Il Manzoni e la questione della lingua
M., già da giovanissimo, aveva romanticamente lamentato la frattura esistente in Italia tra lingua parlata e lingua letteraria. Non solo per le sue prime poesie, ma anche per gli Inni sacri e le tragedie, si era sostanzialmente valso della lingua poetica offertagli dalla tradizione; ma scrivendo la prosa del romanzo, nel quale per la prima volta in Italia il realismo romantico investe i dominî dell’alta letteratura, gli si pone concretamente il problema della lingua. Partì dall’idea che una lingua letteraria “comune” a tutta l’Italia potesse essere quella costituita dall’incontro tra i varî dialetti italiani, in particolare tra il milanese e il toscano; ma poi piegò sempre più verso la concezione che la lingua comune dovesse essere basata sull’uso, e quest’uso non potesse essere che quello d’una determinata regione, cioè della Toscana; considerando poi che anche nell’interno della Toscana c’erano discrepanze tra l’una e l’altra parlata, finì col sostenere la necessità di adottare il fiorentino parlato (ma quello, per così dire, epurato, delle persone colte) come lingua comune. A questa tesi fiorentina giunse esplicitamente e pubblicamente in una lettera a G. Carena del 1847; quando già, almeno dall’indomani della pubblicazione della prima edizione del suo romanzo, egli si era volto ad approfondire il problema sia correggendo in senso fiorentino i Promessi sposi per l’edizione definitiva, sia lavorando, per tutto il resto della sua vita, a un trattato sulla lingua, che non condusse mai a termine, e del quale ci restano numerosi abbozzi e frammenti (uno di essi fu pubbl. nel 1923 col titolo Sentir messa).
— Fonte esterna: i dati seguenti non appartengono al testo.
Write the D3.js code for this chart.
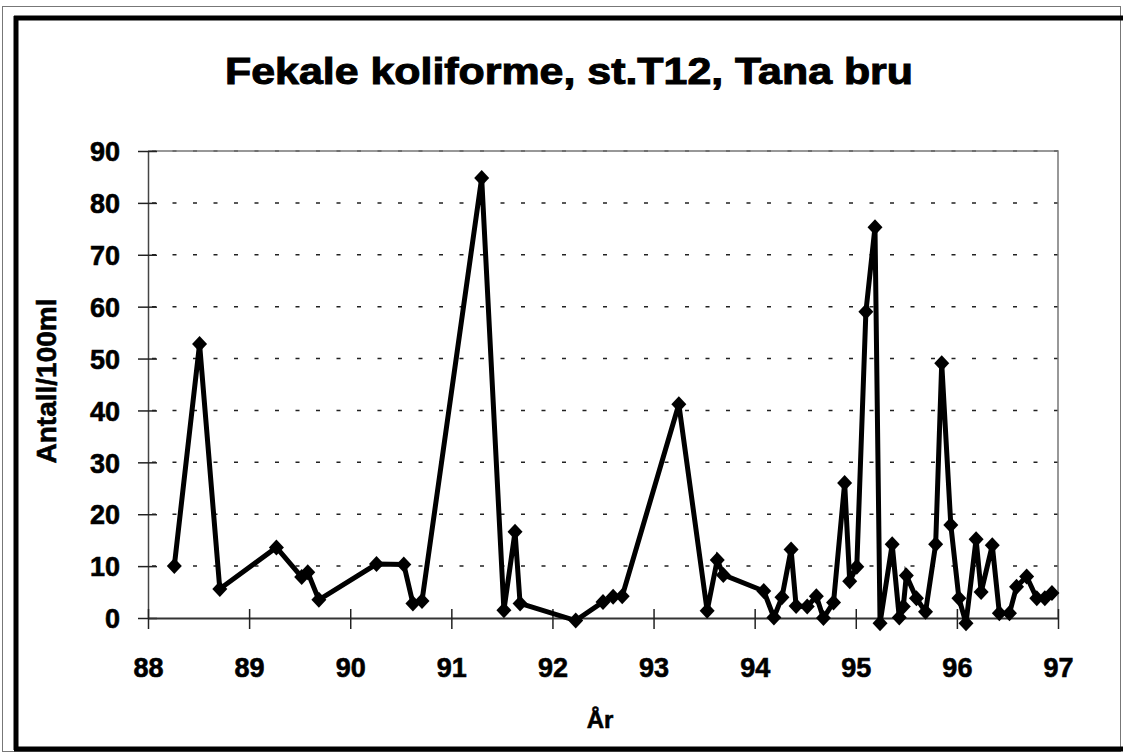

E. Broglio, seguace di M. nelle questioni della lingua, diventato ministro della Pubblica Istruzione, nominò nel 1868 una commissione, presieduta da M., che suggerisse provvedimenti atti “a rendere più universale a tutti gli ordini del popolo la notizia della buona lingua e della buona pronunzia”. M. scrisse subito una relazione Dell’unità della lingua e dei mezzi di diffonderla (1868), seguita l’anno dopo da un’Appendice, nella quale egli propugnava lucidamente le sue idee e respingeva le obiezioni. Come base della desiderata unità linguistica, la quale era concepita da M. come un essenziale coronamento dell’unità politica, si proponeva la pubblicazione di un vocabolario dell’uso di Firenze, che apparve poi, dal 1870 al 1897, opera dello stesso Broglio e di G. B. Giorgini. La relazione manzoniana e l’inizio della pubblicazione del Novo vocabolario accesero vaste polemiche, pro e contro; autorevolissimo tra gli oppositori di M., in nome di una concezione storica della lingua, per la quale la desiderata unificazione linguistica non poteva non essere che il frutto di lenta maturazione, d’una effettiva unificazione nazionale, fu G. I. Ascoli, nel proemio del suo Archivio glottologico (1873). Ma fu lo stesso Ascoli a dire che la mano di M., che pareva “non aver nervi”, era riuscita “a estirpare dalle lettere italiane… l’antichissimo cancro della retorica”. Ed è appunto questo l’aspetto storicamente positivo della teoria e soprattutto dell’esempio manzoniano: anche se in alcuni dei suoi seguaci la sobrietà, il nitore, l’aggiustatezza verbale senza fronzoli del maestro poterono diventare lezio. Donde la reazione di tanti, nel secondo Ottocento, che desiderarono e attuarono una prosa più sostenuta e quadrata, più “classica”: tra i quali in primo luogo G. Carducci.
Tra le edizioni contemporanee, fondamentale è l’ed. critica, avviata da M. Barbi e diretta da A. Chiari e F. Ghisalberti, di Tutte le opere di Alessandro M., di cui sono apparsi i voll. I-V (1954-91), comprendenti poesie e tragedie, il romanzo nelle sue tre stesure, le opere morali e filosofiche, i saggi storici e politici, gli scritti linguistici e letterarî, e VII (3 tomi, 1970), comprendente le lettere. Di queste s’è avuta un’ed. con integrazioni: Tutte le lettere, a cura di C. Arieti e D. Isella (3 voll., 1986). Per il Carteggio (ma solo fino al 1831) si deve ricorrere all’ed. fornita da G. Sforza e G. Gallavresi (2 voll., 1912-21). Sono disponibili le Concordanze degli Inni sacri, a cura dell’Accademia della Crusca (1967), e le Concordanze dei Promessi sposi, a cura di G. De Rienzo, E. Del Boca, S. Orlando (5 voll., 1985).